The Money Advice Service reckons 12 million squeezed Brits fall into this category. They have good earnings and some money in savings, but not enough to see them through an extended period of ill health or unemployment.

‘Household incomes are stretched more than ever before’

Commenting on the findings, Justin Harper, head of protection at LV= says: “In theory, you’d assume families on average earnings or above would feel relatively financially secure, but our research reveals this is far from the truth. At a time when wage increases are failing to keep up with price increases, household incomes are stretched more than ever before, and families – with responsibilities like mortgage payments and dependants – are struggling to make ends meet.

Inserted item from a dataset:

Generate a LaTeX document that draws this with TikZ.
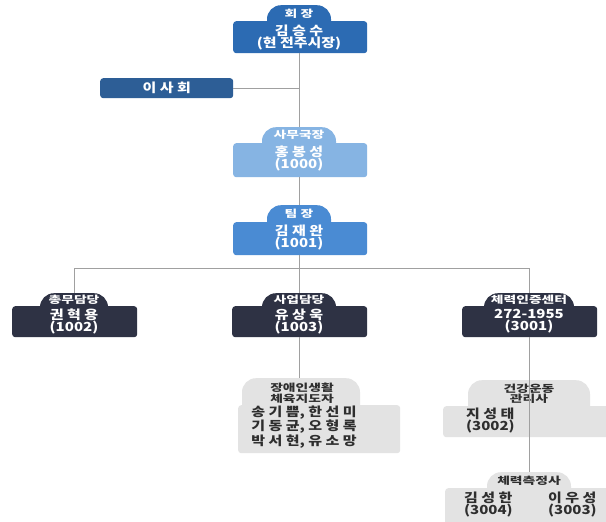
\documentclass[tikz,border=0pt]{standalone}
\usepackage{fontspec}
\setmainfont{Noto Sans CJK KR}[FakeStretch=1.2]
\newfontfamily\tabfont{Noto Sans CJK KR}[FakeStretch=1.38]
\definecolor{cTop}{HTML}{2C6BB3}
\definecolor{cBoard}{HTML}{2D5E96}
\definecolor{cSec}{HTML}{86B4E3}
\definecolor{cTeam}{HTML}{4A8BD3}
\definecolor{cDark}{HTML}{2E3244}
\definecolor{cGray}{HTML}{E3E3E3}
\definecolor{cLine}{HTML}{A0A0A0}
\definecolor{cTxt}{HTML}{2E2E2E}
\tikzset{
  tabshape/.style={rectangle, rounded corners=14pt, inner sep=0pt, anchor=north},
  boxshape/.style={rectangle, rounded corners=3pt, inner sep=0pt, anchor=north west},
  tabtxt/.style={font=\tabfont\bfseries\fontsize{10}{10.5}\selectfont, align=center, inner sep=0pt},
  maintxt/.style={font=\bfseries\fontsize{12.5}{12}\selectfont, align=center, inner sep=0pt},
  conn/.style={draw=cLine, line width=0.9pt}
}
\begin{document}
\begin{tikzpicture}[x=1pt,y=-1pt]
\fill[white] (0,0) rectangle (606,522);
\useasboundingbox (0,0) rectangle (606,522);
% 회장
\node[tabshape, fill=cTop, minimum width=64pt, minimum height=34pt] (t0) at (299,5) {};
\node[boxshape, fill=cTop, minimum width=134pt, minimum height=32pt] (b0) at (233,21) {};
\node[tabtxt, text=white] (l0) at (299,14) {회 장};
\node[maintxt, text=white] (m0) at (299,37.5) {김 승 수\\(현 전주시장)};
% 이사회
\node[boxshape, fill=cBoard, minimum width=133pt, minimum height=20pt] (bb) at (100,78) {};
\node[maintxt, text=white] (mb) at (bb.center) {이 사 회};
% 사무국장
\node[tabshape, fill=cSec, minimum width=74pt, minimum height=34pt] (t1) at (299,127) {};
\node[boxshape, fill=cSec, minimum width=134pt, minimum height=34pt] (b1) at (233,143) {};
\node[tabtxt, text=white] (l1) at (299,135) {사무국장};
\node[maintxt, text=white] (m1) at (299,158) {홍 봉 성\\(1000)};
% 팀장
\node[tabshape, fill=cTeam, minimum width=64pt, minimum height=34pt] (t2) at (299,205) {};
\node[boxshape, fill=cTeam, minimum width=134pt, minimum height=33pt] (b2) at (233,222) {};
\node[tabtxt, text=white] (l2) at (299,214) {팀 장};
\node[maintxt, text=white] (m2) at (299,238) {김 재 완\\(1001)};
% 총무담당
\node[tabshape, fill=cDark, minimum width=68pt, minimum height=30pt] (t3) at (74,293) {};
\node[boxshape, fill=cDark, minimum width=125pt, minimum height=31pt] (b3) at (12,306) {};
\node[tabtxt, text=white] (l3) at (74,300) {총무담당};
\node[maintxt, text=white] (m3) at (74,321.5) {권 혁 용\\(1002)};
% 사업담당
\node[tabshape, fill=cDark, minimum width=74pt, minimum height=30pt] (t4) at (299,293) {};
\node[boxshape, fill=cDark, minimum width=135pt, minimum height=31pt] (b4) at (232,306) {};
\node[tabtxt, text=white] (l4) at (299,300) {사업담당};
\node[maintxt, text=white] (m4) at (299,321.5) {유 상 욱\\(1003)};
% 체력인증센터
\node[tabshape, fill=cDark, minimum width=90pt, minimum height=30pt] (t5) at (529,293) {};
\node[boxshape, fill=cDark, minimum width=135pt, minimum height=31pt] (b5) at (462,306) {};
\node[tabtxt, text=white] (l5) at (529,300) {체력인증센터};
\node[maintxt, text=white] (m5) at (529,321.5) {272-1955\\(3001)};
% 장애인생활 체육지도자
\node[tabshape, fill=cGray, minimum width=118pt, minimum height=44pt] (t6) at (301,378) {};
\node[boxshape, fill=cGray, minimum width=162pt, minimum height=48pt] (b6) at (238,405) {};
\node[tabtxt, text=cTxt] (l6) at (302,393) {장애인생활\\체육지도자};
\node[maintxt, text=cTxt] (m6) at (304,427) {송 기 쁨, 한 선 미\\기 동 균, 오 형 록\\박 서 현, 유 소 망};
% 건강운동관리사
\node[tabshape, fill=cGray, minimum width=122pt, minimum height=44pt] (t7) at (529,380) {};
\node[boxshape, fill=cGray, minimum width=180pt, minimum height=31pt] (b7) at (443,406) {};
\node[tabtxt, text=cTxt] (l7) at (529,394) {건강운동\\관리사};
\node[maintxt, text=cTxt, align=left, anchor=west] (m7) at (466,421) {지 성 태\\(3002)};
% 체력측정사
\node[tabshape, fill=cGray, minimum width=84pt, minimum height=32pt] (t8) at (529,472) {};
\node[boxshape, fill=cGray, minimum width=180pt, minimum height=40pt] (b8) at (445,488) {};
\node[tabtxt, text=cTxt] (l8) at (529,481) {체력측정사};
\node[maintxt, text=cTxt, align=left, anchor=west] (m8a) at (464,504) {김 성 한\\(3004)};
\node[maintxt, text=cTxt, align=left, anchor=west] (m8b) at (548,504) {이 우 성\\(3003)};
% connectors
\coordinate (j0) at (b0.south |- bb.east);
\draw[conn] (b0.south -| t0.south) -- (t1.north);
\draw[conn] (bb.east) -- (j0);
\draw[conn] (b1.south -| t1.south) -- (t2.north);
\coordinate (jc) at (299,268);
\coordinate (jl) at (74,268);
\coordinate (jr) at (529,268);
\draw[conn] (b2.south -| t2.south) -- (jc);
\draw[conn] (jl) -- (jr);
\draw[conn] (jl) -- (t3.north);
\draw[conn] (jc) -- (t4.north);
\draw[conn] (jr) -- (t5.north);
\draw[conn] (b4.south -| t4.south) -- (t6.north -| t4.south);
\draw[conn] (b5.south -| t5.south) -- (t8.north);
\end{tikzpicture}
\end{document}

“It shouldn’t be that way. Income protection products can provide a valuable financial safety net but too few of us have it. We’re calling on the government to help households better cope with financial shocks such as a loss of income, by tasking the new Single Financial Guidance Body with improving the UK’s financial resilience across the board, and in particular among working families. With a typical 40-year old couple facing a three-in-five chance of being unable to work for two months or more, this issue could be more real than people think.”